Africa is our home and we are proud to see that the first batch of the civil works for the construction of the Pan-African Parliament have begun at the site owned by the government near the head offices of the Development Bank of Southern Africa in Midrand, Gauteng. In Uganda, the department completed the construction of the Oliver Tambo Military School of Leadership for the benefit of the Uganda People's Defence Force at Kaweweta. The site has significance for our liberation because it housed our young cadres during difficult times of the struggle and many of them made ultimate sacrifices there.
In February this year, together with the Department of Defence, Public Works exhumed six graves of the fallen uMkhonto weSizwe soldiers from the capital, Kampala, for reinternment at the Heroes' Corner in Kaweweta, where they rejoined other fallen comrades. We thank the government of Uganda and their construction and built environment professionals for the job well executed.

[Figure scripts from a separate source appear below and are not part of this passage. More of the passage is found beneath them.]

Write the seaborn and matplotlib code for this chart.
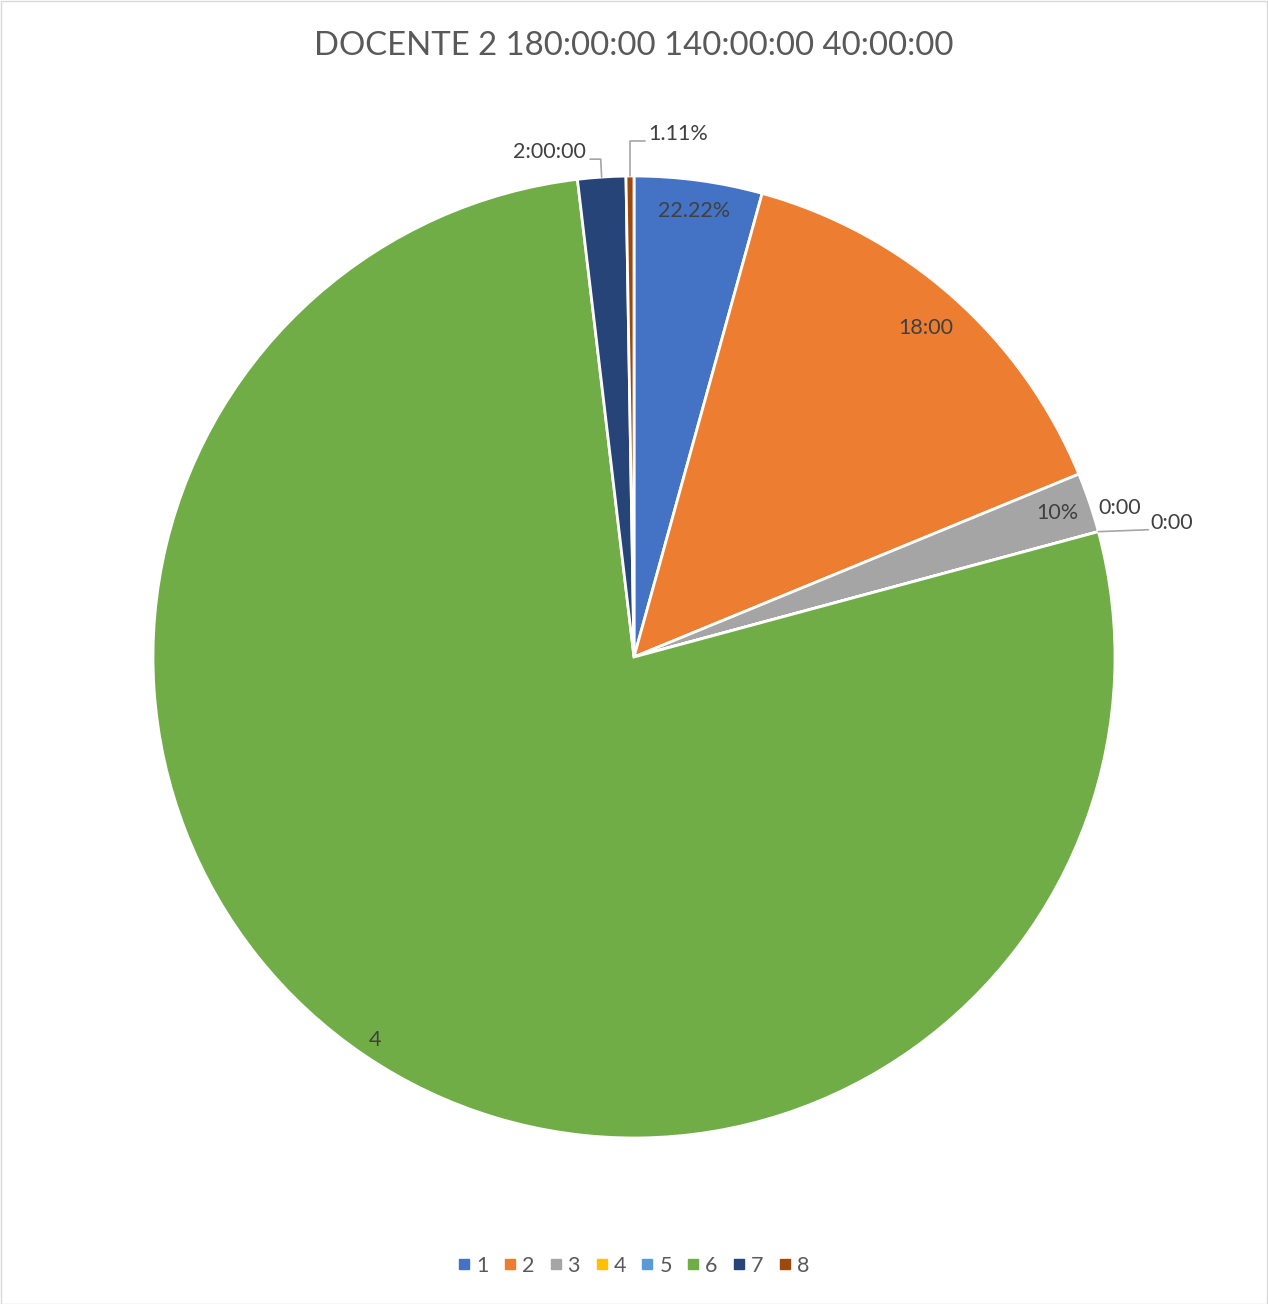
import numpy as np
import matplotlib
matplotlib.use("Agg")
import matplotlib.pyplot as plt
from matplotlib.patches import Rectangle
from matplotlib.lines import Line2D
import seaborn as sns

# Hours logged per activity
categories = ["1", "2", "3", "4", "5", "6", "7", "8"]
hours = [5.33, 18.0, 2.5, 0.0, 0.0, 96.0, 2.0, 0.33]
label_texts = ["22.22%", "18:00", "10%", "0:00", "0:00", "4", "2:00:00", "1.11%"]
title_text = "DOCENTE 2 180:00:00 140:00:00 40:00:00"

colors = ["#4472C4", "#ED7D31", "#A5A5A5", "#FFC000",
          "#5B9BD5", "#70AD47", "#264478", "#9E480E"]

sns.set_theme(style="white")
plt.rcParams["font.family"] = ["Lato", "DejaVu Sans"]

W, H = 1268, 1304
fig = plt.figure(figsize=(W / 100, H / 100), dpi=100)
fig.patch.set_facecolor("white")

# pie axes: centre (634, 657) px, radius 481 px
cx, cy, R = 634, 657, 481
ax = fig.add_axes([(cx - R) / W, (H - cy - R) / H, 2 * R / W, 2 * R / H])
wedges, _ = ax.pie(hours, colors=sns.color_palette(colors), startangle=90,
                   counterclock=False, radius=1.0,
                   wedgeprops=dict(edgecolor="white", linewidth=2.0))
ax.set_xlim(-1, 1)
ax.set_ylim(-1, 1)
ax.set_aspect("equal")
ax.axis("off")

txt_color = "#404040"
lead_color = "#A6A6A6"
fs = 15.5


def mid_angle(w):
    return np.deg2rad((w.theta1 + w.theta2) / 2)


def polar(a, r):
    return r * np.cos(a), r * np.sin(a)


# labels inside the larger slices
inside = {0: 0.935, 1: 0.915, 2: 0.93, 5: 0.962}
for i, r in inside.items():
    x, y = polar(mid_angle(wedges[i]), r)
    ax.text(x, y, label_texts[i], ha="center", va="center",
            fontsize=fs, color=txt_color)

# slice 7 label with leader
a7 = mid_angle(wedges[6])
ex, ey = polar(a7, 1.0)
ax.add_line(Line2D([ex, ex - 0.002, -0.0915], [ey, 1.035, 1.035],
                   color=lead_color, lw=1.2, clip_on=False))
ax.text(-0.1, 1.05, label_texts[6], ha="right", va="center",
        fontsize=fs, color=txt_color, clip_on=False)

# slice 8 label with leader
a8 = mid_angle(wedges[7])
ex, ey = polar(a8, 1.0)
ax.add_line(Line2D([ex, ex, 0.023], [ey, 1.073, 1.073],
                   color=lead_color, lw=1.2, clip_on=False))
ax.text(0.029, 1.087, label_texts[7], ha="left", va="center",
        fontsize=fs, color=txt_color, clip_on=False)

# zero slices 4 and 5
a4 = np.deg2rad(wedges[3].theta1)
ex, ey = polar(a4, 1.0)
ax.text(ex + 0.045, ey + 0.05, label_texts[3], ha="center", va="center",
        fontsize=fs, color=txt_color, clip_on=False)
ax.add_line(Line2D([ex, ex + 0.104], [ey, ey + 0.004],
                   color=lead_color, lw=1.2, clip_on=False))
ax.text(ex + 0.108, ey + 0.019, label_texts[4], ha="left", va="center",
        fontsize=fs, color=txt_color, clip_on=False)

# title
fig.text(cx / W, 1 - 46 / H, title_text, ha="center", va="center",
         fontsize=23.7, color="#595959")

# legend
handles = [Line2D([0], [0], marker="s", linestyle="none", markersize=6.5,
                  markerfacecolor=c, markeredgecolor=c) for c in colors]
fig.legend(handles, categories, loc="center", bbox_to_anchor=(0.5, 1 - 1266 / H),
           ncol=len(categories), frameon=False, fontsize=15.5,
           labelcolor="#595959", handlelength=0.5, handletextpad=0.3,
           columnspacing=0.75)

# chart border
fig.add_artist(Rectangle((0.5 / W, 0.5 / H), 1 - 1.5 / W, 1 - 1.5 / H,
                         transform=fig.transFigure, fill=False,
                         edgecolor="#D9D9D9", lw=1.0))

fig.savefig("out.png", dpi=100, facecolor="white")
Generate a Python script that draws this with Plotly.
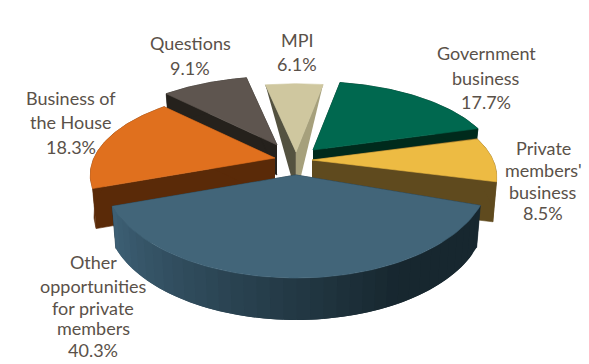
import math
import plotly.graph_objects as go

# ---- data -----------------------------------------------------------------
categories = ["Government business", "Private members' business",
              "Other opportunities for private members", "Business of the House",
              "Questions", "MPI"]
values = [17.7, 8.5, 40.3, 18.3, 9.1, 6.1]
label_lines = [["Government", "business"], ["Private", "members'", "business"],
               ["Other", "opportunities", "for private", "members"],
               ["Business of", "the House"], ["Questions"], ["MPI"]]

# ---- style / layout --------------------------------------------------------
W, H = 589, 364
top_colors = ["#00684f", "#edbb43", "#426579", "#e0701e", "#5e554f", "#cfc79f"]
wall_colors = ["#002a1c", "#5f4a1e", "#1a2a33", "#5a2a08", "#25211c", "#545240"]
text_color = "#5a5149"
START = 10.3
CX, CY = 295, 158
# apex shift (explosion), rim wall depth, apex wall depth, rx, ry, perspective, view rotation
geom = [
    dict(dx=18, dy=-8, d=30, da=30, rx=181, ry=82, k=.2, rot=0),
    dict(dx=17, dy=2, d=40, da=40, rx=181, ry=82, k=.2, rot=0),
    dict(dx=1, dy=17, d=42, da=42, rx=193, ry=103, k=0, rot=2.6),
    dict(dx=-20, dy=0, d=40, da=40, rx=181, ry=82, k=.2, rot=0),
    dict(dx=-18, dy=-13, d=30, da=30, rx=181, ry=82, k=.2, rot=0),
    dict(dx=1, dy=-6, d=0, da=24, rx=181, ry=82, k=.2, rot=0),
]
label_pos = [(486, [53, 78]), (543, [148, 170, 192]),
             (93, [262, 286, 308, 328]), (71, [98, 122]), (190, [43]), (297, [40])]
pct_y = [102, 213, 350, 147, 68, 64]
FONT = dict(family="Lato, Open Sans, sans-serif", size=18, color=text_color)


def rim(g, deg):
    a = math.radians(deg + g["rot"])
    X, Y = math.sin(a), math.cos(a)
    p = 1 / (1 + g["k"] * Y)
    return (g["rx"] * X * p, -g["ry"] * Y * p)


fig = go.Figure()


def poly(xs, ys, color, name, lw=0.6):
    fig.add_trace(go.Scatter(x=xs, y=ys, mode="lines", fill="toself", fillcolor=color,
                             line=dict(color=color, width=lw), name=name,
                             hoverinfo="name", showlegend=False))


def lerp_hex(c1, c2, t):
    a = [int(c1[i:i + 2], 16) for i in (1, 3, 5)]
    b = [int(c2[i:i + 2], 16) for i in (1, 3, 5)]
    return "#%02x%02x%02x" % tuple(round(u + (v - u) * t) for u, v in zip(a, b))


# angular extents come from the values
spans, ang = [], START
for v in values:
    sweep = v / sum(values) * 360
    spans.append((ang, ang + sweep))
    ang += sweep

draw_order = [4, 5, 0, 3, 1, 2]
CONV = 0.98
for i in draw_order:
    g, (a0, a1) = geom[i], spans[i]
    name = categories[i]
    ax, ay = CX + g["dx"], CY + g["dy"]
    n = 72
    degs = [a0 + (a1 - a0) * j / n for j in range(n + 1)]
    pts = [rim(g, d) for d in degs]
    tx = [ax + p[0] for p in pts]
    ty = [ay + p[1] for p in pts]
    bx = [ax + p[0] * CONV for p in pts]
    by = [ay + p[1] + g["d"] for p in pts]
    if i == 5:  # the thin wedge: two tinted cut faces meeting at the apex
        poly([tx[0], ax, ax, ax - 5], [ty[0], ay, ay + g["da"], ay + g["da"]], wall_colors[i], name)
        poly([tx[-1], ax, ax, ax + 5], [ty[-1], ay, ay + g["da"], ay + g["da"]], "#a6a07c", name)
    else:
        # cut faces
        poly([ax, tx[0], bx[0], ax], [ay, ty[0], by[0], ay + g["da"]], wall_colors[i], name)
        poly([ax, tx[-1], bx[-1], ax], [ay, ty[-1], by[-1], ay + g["da"]], wall_colors[i], name)
        # outer wall
        if i == 2:
            m = 36
            for j in range(m):
                s = j * n // m
                e = min(n, (j + 1) * n // m + 2)   # overlap the next strip to hide seams
                t = 1 - j / (m - 1)      # 0 at left end, 1 at right end
                col = lerp_hex("#3d5f74", "#17272f", min(1, t / 0.72))
                poly(tx[s:e + 1] + bx[s:e + 1][::-1], ty[s:e + 1] + by[s:e + 1][::-1], col, name, lw=0)
        else:
            poly(tx + bx[::-1], ty + by[::-1], wall_colors[i], name)
    poly([ax] + tx + [ax], [ay] + ty + [ay], top_colors[i], name)

# labels: one real text line per row, percentages taken from the values
ann = []
for i, (x, ys) in enumerate(label_pos):
    for line, y in zip(label_lines[i], ys):
        ann.append(dict(x=x, y=y, text=line, showarrow=False, xanchor="center",
                        yanchor="middle", font=FONT))
    ann.append(dict(x=x, y=pct_y[i], text=f"{values[i]:.1f}%", showarrow=False,
                    xanchor="center", yanchor="middle", font=FONT))

fig.update_layout(
    width=W, height=H, margin=dict(l=0, r=0, t=0, b=0),
    paper_bgcolor="white", plot_bgcolor="white", annotations=ann, showlegend=False,
    xaxis=dict(range=[0, W], visible=False, fixedrange=True),
    yaxis=dict(range=[H, 0], visible=False, fixedrange=True),
)
fig.write_html("out.html", config={"displayModeBar": False},
               post_script="document.body.style.margin='0';document.documentElement.style.overflow='hidden';")
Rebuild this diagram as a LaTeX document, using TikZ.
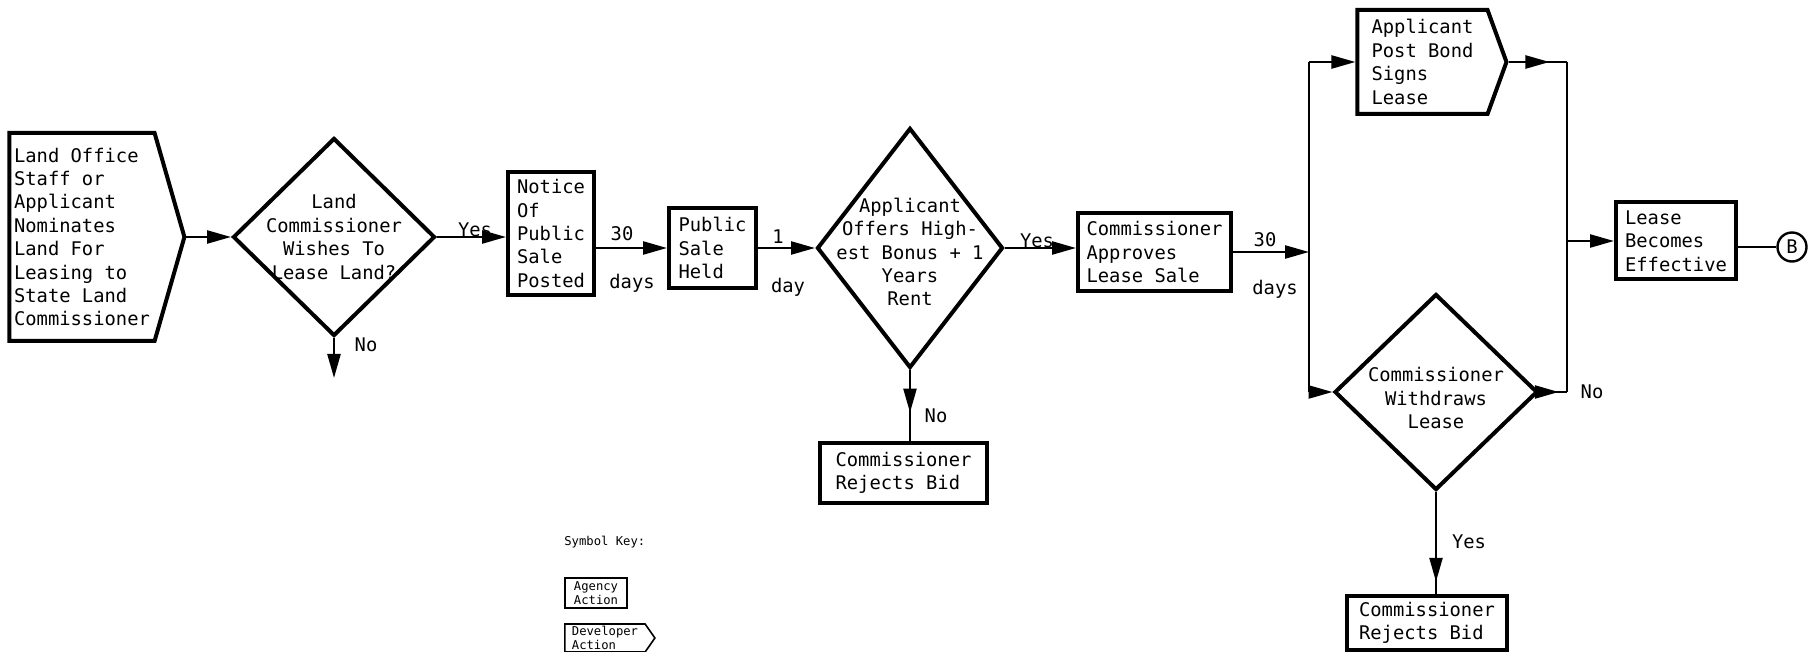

Since the mid 1990s, the Department of Public Works has on behalf of the government been leading the campaign to regulate the built environment for growth, development and transformation. Most of the work in the industry over the last decade was based on the White Paper entitled "Creation of an Enabling Environment for the Reconstruction, Growth and Development in the Construction Industry". It is important that the industry reflects the transformation of our society on a broader scale. It is for this reason that we will establish a team that will undertake the White Paper review and help us to set our ship in the right direction.
I have over the last few months re-established a partnership with all our agencies in the built environment and am pleased with the progress some have made towards transformation and regulation of the industry. We will continue engaging with the Council for the Built Environment and the professional councils to transform the industry.
A milestone was reached when on 4 May 2009 the Construction Charter was gazetted, which commits both the construction industry and government to fulfilling transformation targets. We also hope to further the work on the Property Charter this year so that we can also celebrate its completion soon. Under the leadership of the CIDB, to date seven construction contact centres have been established and two more will be opened soon. Construction contact centres are central to building contractor capacity for effective public infrastructure delivery and job creation.
As we celebrate the 40th anniversary of the board of Agrment South Africa, we have identified the need to increase the visibility, the role, the capacity and the contribution of this important institution. The board encourages innovation, research and development as well as technological improvements of nonstandard products mostly related to construction.
In conclusion, I am equally fortunate to have, as my colleague in Public Works, the hon Deputy Minister, Ms Hendrietta Bogopane-Zulu. As part of turning the tide at Public Works, we together have examined the focus areas and agreed that our Deputy Minister will be responsible for the important asset management programme, which has as its key task the provision of a comprehensive asset register. The Deputy Minister will also be focusing on the Contractor Development Programme, the Property Incubator Programme and departmental governance regarding representation on various entity boards.
We all heard our hon President in his state of the nation address. He pledged, on behalf of all of us, to the people of this country, that this administration will insist on putting people first in service delivery, and we, as Public Works, have heeded that call.
Lastly, I would like to thank a very able team in the Ministry, in the department, all the senior managers and all the people who work for Public Works in the various provinces, our regional managers and last, but not least, my wife and my good family. Thank you. [Applause.]